ABSTRACT

THIS CHAPTER IS more ambitious than the previous ones. Our goal is con-sider the totality of natural scenes, images of the world around us-outside, inside, people, buildings, objects, etc.—and ask what statistical regularities this ensemble of images has. It is rather surprising that there are many quite distinctive properties that capture a nontrivial amount of the “look-and-feel” of natural images. If we use the language analogy, the structures in speech are often divided into a hierarchy of levels: phonology, syntax, semantics, and pragmatics. In this analogy, we are studying in this chapter the phonology of images. Syntax was the main subject of Chapters 3 and 4 and semantics refers to specific object classes, such as faces as discussed in Chapter 5. But as we will see, this very basic low level of analysis is not a poor relation.
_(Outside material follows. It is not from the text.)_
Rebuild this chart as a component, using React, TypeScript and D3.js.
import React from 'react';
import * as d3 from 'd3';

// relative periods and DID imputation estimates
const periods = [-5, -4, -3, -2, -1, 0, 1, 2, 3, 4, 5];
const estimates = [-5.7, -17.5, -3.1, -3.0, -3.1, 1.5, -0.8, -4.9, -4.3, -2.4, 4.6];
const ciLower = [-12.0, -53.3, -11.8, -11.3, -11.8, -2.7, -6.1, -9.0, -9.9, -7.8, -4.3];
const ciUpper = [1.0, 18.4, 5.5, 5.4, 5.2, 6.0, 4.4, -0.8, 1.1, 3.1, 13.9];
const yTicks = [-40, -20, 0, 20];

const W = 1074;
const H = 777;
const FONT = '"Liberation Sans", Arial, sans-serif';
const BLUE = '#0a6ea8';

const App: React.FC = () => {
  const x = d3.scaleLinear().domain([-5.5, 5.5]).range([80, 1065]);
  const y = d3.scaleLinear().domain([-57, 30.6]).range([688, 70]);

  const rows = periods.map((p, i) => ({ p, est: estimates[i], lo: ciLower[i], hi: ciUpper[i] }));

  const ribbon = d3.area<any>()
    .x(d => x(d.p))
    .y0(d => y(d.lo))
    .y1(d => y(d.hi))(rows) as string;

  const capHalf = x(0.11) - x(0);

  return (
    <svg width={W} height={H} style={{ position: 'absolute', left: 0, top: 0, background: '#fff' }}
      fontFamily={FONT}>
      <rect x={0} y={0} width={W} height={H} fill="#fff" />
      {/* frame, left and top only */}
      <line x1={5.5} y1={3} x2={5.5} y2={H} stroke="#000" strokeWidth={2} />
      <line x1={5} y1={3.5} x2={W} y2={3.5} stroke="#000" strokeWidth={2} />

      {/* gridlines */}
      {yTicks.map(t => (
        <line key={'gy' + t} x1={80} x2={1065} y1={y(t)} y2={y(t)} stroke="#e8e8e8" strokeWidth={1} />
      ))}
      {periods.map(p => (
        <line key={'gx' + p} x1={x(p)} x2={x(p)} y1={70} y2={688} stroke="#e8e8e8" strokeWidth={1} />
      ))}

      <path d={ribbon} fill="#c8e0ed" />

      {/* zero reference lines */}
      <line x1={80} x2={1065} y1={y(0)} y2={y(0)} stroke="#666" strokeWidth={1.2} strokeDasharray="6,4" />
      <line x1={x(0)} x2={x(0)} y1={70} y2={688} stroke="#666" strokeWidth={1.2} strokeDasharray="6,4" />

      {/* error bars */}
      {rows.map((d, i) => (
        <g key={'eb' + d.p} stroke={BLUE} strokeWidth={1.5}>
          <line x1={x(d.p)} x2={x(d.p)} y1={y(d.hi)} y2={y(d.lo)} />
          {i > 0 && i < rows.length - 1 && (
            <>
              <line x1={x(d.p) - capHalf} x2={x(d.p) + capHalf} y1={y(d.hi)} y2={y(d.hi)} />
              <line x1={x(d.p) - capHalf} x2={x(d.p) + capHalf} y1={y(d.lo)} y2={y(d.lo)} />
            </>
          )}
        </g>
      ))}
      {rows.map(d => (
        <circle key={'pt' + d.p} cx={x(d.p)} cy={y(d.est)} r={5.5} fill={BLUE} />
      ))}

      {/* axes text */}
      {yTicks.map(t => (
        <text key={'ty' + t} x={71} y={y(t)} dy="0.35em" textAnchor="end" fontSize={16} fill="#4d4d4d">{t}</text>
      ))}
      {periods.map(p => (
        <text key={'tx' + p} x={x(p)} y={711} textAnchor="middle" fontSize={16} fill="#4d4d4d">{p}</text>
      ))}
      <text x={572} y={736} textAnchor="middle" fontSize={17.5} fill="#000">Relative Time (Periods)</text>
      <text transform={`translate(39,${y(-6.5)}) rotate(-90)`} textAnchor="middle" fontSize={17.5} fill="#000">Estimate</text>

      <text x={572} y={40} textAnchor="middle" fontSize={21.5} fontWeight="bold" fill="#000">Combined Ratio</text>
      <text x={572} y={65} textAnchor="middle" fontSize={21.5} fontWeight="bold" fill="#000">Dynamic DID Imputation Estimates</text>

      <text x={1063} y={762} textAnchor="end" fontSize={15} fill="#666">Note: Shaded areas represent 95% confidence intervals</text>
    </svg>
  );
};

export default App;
However, we discuss in this chapter only the construction of data structures and probability models incorporating fundamental image statistics, especially scale invariance (see bottom image in Figure 6.1). We do not discuss their use in analyzing specific images via Bayes’ theorem. In fact, in the present state of the art, finding significant objects at all scales-distinguishing clutter made up of smaller objects from texture that is not (see top image in Figure 6.1), has not been widely addressed (but see [79] for a multiscale segmentation algorithm). It seems important to know the basic statistical nature of generic real-world images first. For example, if hypothesis testing is used to check whether some part of an image is a face, surely the null hypothesis should be a realistic model incorporating these statistics.